▸ Input records
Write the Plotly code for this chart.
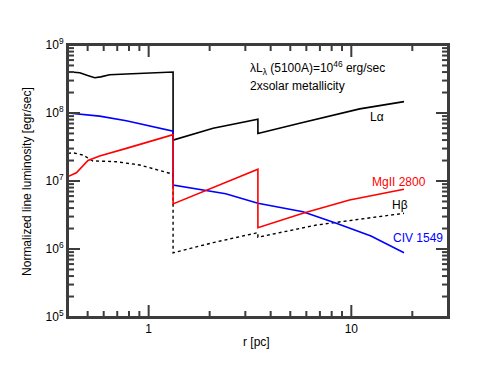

* * *

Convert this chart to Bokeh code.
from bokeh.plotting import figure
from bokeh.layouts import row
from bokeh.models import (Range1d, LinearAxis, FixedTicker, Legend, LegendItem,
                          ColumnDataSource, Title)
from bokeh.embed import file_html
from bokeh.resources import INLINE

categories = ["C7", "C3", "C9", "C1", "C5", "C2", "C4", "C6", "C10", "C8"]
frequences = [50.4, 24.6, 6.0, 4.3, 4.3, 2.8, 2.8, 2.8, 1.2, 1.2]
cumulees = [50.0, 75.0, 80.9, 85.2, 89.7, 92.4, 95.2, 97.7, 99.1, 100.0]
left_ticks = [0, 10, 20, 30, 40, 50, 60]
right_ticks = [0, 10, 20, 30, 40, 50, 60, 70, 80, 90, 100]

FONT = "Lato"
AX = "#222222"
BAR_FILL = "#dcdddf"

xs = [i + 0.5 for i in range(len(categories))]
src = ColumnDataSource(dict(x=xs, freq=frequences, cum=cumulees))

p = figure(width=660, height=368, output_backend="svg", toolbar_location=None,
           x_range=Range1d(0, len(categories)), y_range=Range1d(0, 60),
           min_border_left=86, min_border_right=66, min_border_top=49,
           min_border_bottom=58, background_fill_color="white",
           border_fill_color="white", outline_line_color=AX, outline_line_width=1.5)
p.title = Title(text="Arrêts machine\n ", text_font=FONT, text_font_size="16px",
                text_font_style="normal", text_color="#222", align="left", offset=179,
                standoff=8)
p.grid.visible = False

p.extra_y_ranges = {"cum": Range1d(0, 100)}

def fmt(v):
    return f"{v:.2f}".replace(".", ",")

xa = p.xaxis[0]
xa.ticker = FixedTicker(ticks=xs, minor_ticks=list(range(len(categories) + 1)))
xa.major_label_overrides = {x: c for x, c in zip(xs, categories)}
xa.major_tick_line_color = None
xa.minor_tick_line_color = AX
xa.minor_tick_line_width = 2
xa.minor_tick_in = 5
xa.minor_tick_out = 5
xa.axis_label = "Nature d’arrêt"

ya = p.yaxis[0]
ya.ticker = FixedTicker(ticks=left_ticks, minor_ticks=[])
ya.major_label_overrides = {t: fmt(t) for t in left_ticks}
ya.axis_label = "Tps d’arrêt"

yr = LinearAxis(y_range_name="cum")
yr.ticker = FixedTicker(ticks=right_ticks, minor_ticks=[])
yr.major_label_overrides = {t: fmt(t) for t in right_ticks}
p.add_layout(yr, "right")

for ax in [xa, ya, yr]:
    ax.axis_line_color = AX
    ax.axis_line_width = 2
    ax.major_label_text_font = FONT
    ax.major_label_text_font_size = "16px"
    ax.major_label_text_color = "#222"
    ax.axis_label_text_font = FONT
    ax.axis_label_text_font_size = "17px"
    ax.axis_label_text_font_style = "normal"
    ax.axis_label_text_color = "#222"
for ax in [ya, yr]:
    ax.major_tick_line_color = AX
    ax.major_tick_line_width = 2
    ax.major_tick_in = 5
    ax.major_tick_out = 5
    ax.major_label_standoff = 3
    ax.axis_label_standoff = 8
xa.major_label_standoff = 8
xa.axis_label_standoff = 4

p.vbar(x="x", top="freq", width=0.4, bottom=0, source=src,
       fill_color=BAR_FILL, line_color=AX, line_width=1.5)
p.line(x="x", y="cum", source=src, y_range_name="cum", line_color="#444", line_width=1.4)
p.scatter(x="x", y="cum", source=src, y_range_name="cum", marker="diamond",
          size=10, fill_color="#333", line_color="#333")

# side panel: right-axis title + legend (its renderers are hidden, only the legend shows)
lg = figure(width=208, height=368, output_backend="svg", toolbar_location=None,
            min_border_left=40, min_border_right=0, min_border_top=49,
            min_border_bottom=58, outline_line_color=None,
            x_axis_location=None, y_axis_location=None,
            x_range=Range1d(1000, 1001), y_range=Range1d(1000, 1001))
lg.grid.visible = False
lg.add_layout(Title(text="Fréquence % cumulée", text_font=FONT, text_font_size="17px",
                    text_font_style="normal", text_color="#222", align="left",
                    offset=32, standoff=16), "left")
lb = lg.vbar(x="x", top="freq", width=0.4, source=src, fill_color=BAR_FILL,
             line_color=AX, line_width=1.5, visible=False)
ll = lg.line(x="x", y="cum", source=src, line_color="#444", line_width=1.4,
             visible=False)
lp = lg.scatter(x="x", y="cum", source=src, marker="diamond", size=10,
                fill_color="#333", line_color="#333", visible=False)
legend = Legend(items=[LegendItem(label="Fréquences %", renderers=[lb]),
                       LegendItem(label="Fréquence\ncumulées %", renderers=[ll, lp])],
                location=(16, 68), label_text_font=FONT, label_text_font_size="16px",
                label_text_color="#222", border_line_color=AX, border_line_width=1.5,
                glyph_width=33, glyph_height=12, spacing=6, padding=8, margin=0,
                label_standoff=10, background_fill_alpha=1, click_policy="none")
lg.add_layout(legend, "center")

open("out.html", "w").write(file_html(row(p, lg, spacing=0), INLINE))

==

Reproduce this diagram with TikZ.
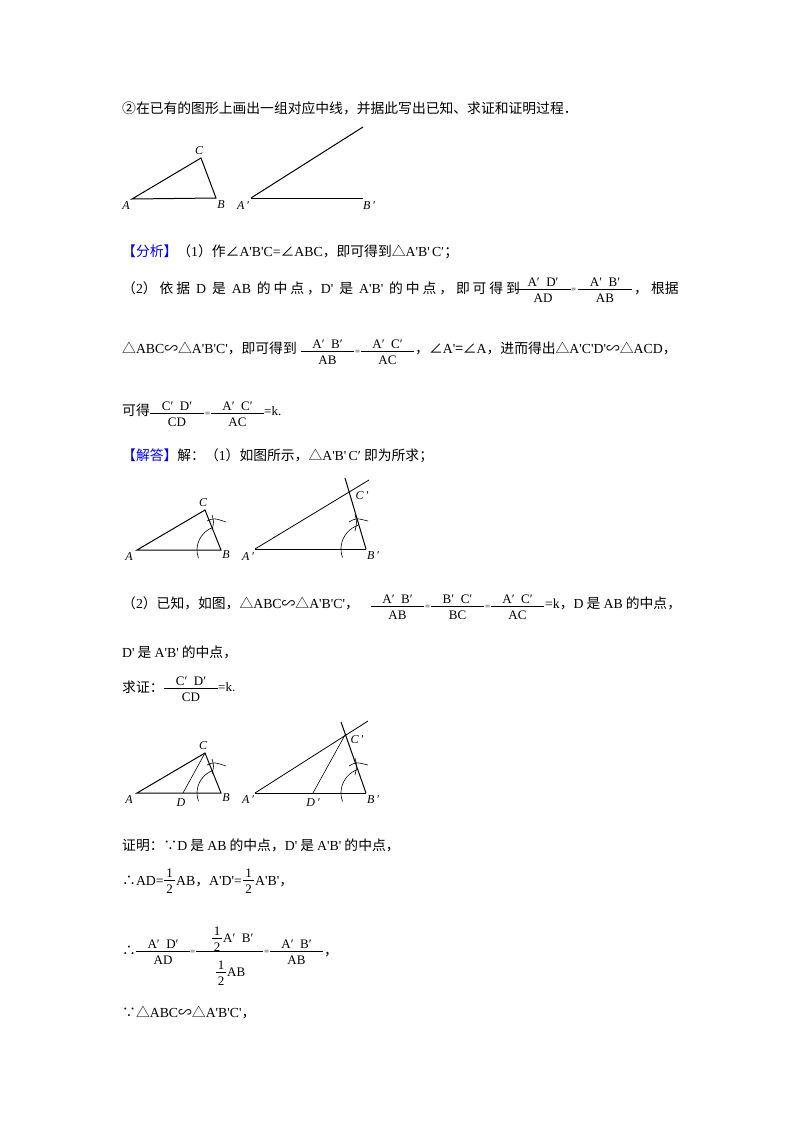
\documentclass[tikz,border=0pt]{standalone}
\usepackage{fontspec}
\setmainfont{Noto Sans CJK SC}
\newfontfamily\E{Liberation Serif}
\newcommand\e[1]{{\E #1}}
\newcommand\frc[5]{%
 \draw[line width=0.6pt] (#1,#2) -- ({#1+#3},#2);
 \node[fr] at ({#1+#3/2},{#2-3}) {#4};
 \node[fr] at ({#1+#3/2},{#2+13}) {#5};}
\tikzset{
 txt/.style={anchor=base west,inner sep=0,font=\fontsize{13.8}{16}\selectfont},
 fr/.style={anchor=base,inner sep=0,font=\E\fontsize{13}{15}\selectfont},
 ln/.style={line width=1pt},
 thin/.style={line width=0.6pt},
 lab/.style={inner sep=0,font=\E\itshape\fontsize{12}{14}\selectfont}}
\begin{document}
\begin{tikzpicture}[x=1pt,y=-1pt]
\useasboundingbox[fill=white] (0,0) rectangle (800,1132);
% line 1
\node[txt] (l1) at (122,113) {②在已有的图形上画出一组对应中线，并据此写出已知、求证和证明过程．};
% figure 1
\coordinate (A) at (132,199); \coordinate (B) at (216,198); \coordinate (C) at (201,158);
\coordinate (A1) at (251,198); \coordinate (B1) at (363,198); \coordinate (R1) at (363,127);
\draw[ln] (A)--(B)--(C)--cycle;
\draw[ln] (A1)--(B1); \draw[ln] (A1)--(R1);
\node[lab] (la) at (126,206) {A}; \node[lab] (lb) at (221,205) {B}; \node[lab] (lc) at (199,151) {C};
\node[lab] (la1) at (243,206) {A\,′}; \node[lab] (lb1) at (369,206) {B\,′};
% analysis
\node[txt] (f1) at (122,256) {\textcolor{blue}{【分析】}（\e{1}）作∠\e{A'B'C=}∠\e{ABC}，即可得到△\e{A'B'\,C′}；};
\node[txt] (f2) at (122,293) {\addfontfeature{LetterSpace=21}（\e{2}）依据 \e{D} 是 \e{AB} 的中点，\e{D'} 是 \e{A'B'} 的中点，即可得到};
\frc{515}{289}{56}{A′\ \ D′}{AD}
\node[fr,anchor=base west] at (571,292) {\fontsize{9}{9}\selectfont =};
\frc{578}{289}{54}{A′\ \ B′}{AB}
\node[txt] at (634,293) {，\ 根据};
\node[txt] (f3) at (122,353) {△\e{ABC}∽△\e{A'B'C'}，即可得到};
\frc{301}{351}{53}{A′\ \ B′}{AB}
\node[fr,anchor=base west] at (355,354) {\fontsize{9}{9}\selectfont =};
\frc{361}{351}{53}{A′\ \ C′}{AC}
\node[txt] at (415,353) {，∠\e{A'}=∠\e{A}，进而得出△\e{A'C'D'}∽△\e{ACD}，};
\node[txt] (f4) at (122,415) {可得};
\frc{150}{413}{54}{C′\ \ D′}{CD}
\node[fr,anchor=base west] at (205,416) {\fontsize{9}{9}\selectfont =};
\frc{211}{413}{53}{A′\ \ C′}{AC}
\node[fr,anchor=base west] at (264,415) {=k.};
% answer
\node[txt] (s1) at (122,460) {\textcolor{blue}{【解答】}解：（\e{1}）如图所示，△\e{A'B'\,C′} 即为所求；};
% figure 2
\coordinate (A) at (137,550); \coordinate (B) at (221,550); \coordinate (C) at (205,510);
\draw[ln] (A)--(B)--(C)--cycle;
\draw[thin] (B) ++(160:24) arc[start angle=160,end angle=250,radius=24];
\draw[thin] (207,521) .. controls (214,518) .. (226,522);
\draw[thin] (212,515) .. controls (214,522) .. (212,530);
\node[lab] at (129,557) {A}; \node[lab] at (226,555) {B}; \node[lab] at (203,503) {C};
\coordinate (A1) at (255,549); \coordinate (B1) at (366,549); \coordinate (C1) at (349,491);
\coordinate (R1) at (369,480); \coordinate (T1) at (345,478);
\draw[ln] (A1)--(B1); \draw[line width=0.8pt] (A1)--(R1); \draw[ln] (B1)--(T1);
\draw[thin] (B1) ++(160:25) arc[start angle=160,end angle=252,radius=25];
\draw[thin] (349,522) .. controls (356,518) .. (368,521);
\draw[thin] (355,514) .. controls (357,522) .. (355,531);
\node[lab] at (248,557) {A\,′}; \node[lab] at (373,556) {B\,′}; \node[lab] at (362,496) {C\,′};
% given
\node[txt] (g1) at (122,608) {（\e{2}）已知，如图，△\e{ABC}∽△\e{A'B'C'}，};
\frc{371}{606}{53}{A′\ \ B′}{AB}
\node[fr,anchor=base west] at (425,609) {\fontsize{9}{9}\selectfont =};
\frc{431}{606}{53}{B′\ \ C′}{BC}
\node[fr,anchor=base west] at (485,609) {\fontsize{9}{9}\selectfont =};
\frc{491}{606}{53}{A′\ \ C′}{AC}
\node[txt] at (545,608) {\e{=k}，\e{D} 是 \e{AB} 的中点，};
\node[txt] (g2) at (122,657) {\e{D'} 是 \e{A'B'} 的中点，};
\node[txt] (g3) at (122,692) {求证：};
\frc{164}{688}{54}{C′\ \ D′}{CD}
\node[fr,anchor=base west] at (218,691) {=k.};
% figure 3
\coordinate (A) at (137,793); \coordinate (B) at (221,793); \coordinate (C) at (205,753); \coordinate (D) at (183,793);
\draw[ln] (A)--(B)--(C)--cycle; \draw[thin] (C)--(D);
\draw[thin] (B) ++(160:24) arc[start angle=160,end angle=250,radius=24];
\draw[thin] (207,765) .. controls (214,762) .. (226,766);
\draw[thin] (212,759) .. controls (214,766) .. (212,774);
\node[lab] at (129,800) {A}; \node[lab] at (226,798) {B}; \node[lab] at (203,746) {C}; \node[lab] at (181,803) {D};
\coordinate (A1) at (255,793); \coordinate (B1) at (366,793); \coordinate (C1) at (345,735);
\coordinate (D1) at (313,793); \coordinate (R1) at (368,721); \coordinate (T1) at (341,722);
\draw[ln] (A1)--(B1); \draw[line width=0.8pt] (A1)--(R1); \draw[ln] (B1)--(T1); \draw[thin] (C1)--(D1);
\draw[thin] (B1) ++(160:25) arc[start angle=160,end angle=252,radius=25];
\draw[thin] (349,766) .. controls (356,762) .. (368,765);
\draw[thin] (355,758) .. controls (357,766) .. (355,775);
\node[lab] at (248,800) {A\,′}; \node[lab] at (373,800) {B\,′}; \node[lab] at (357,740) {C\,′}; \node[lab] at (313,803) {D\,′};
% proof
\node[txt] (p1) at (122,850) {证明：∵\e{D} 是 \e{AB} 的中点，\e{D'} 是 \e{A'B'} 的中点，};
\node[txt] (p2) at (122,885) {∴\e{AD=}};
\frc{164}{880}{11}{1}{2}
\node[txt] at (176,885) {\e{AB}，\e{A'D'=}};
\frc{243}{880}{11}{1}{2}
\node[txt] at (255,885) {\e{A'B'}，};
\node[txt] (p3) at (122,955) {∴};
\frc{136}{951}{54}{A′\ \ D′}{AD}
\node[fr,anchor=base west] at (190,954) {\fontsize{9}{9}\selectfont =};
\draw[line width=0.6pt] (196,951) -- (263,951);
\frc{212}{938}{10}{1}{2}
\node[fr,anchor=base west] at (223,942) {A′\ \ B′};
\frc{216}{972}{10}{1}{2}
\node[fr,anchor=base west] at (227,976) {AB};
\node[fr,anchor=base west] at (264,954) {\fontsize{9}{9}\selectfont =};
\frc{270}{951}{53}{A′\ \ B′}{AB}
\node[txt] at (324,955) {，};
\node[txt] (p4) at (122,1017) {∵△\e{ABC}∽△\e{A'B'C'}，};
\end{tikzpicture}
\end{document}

▸ Work required
In the data above, how many lines contain the string "chart"? Answer with the number only.

▸ Exercise output
2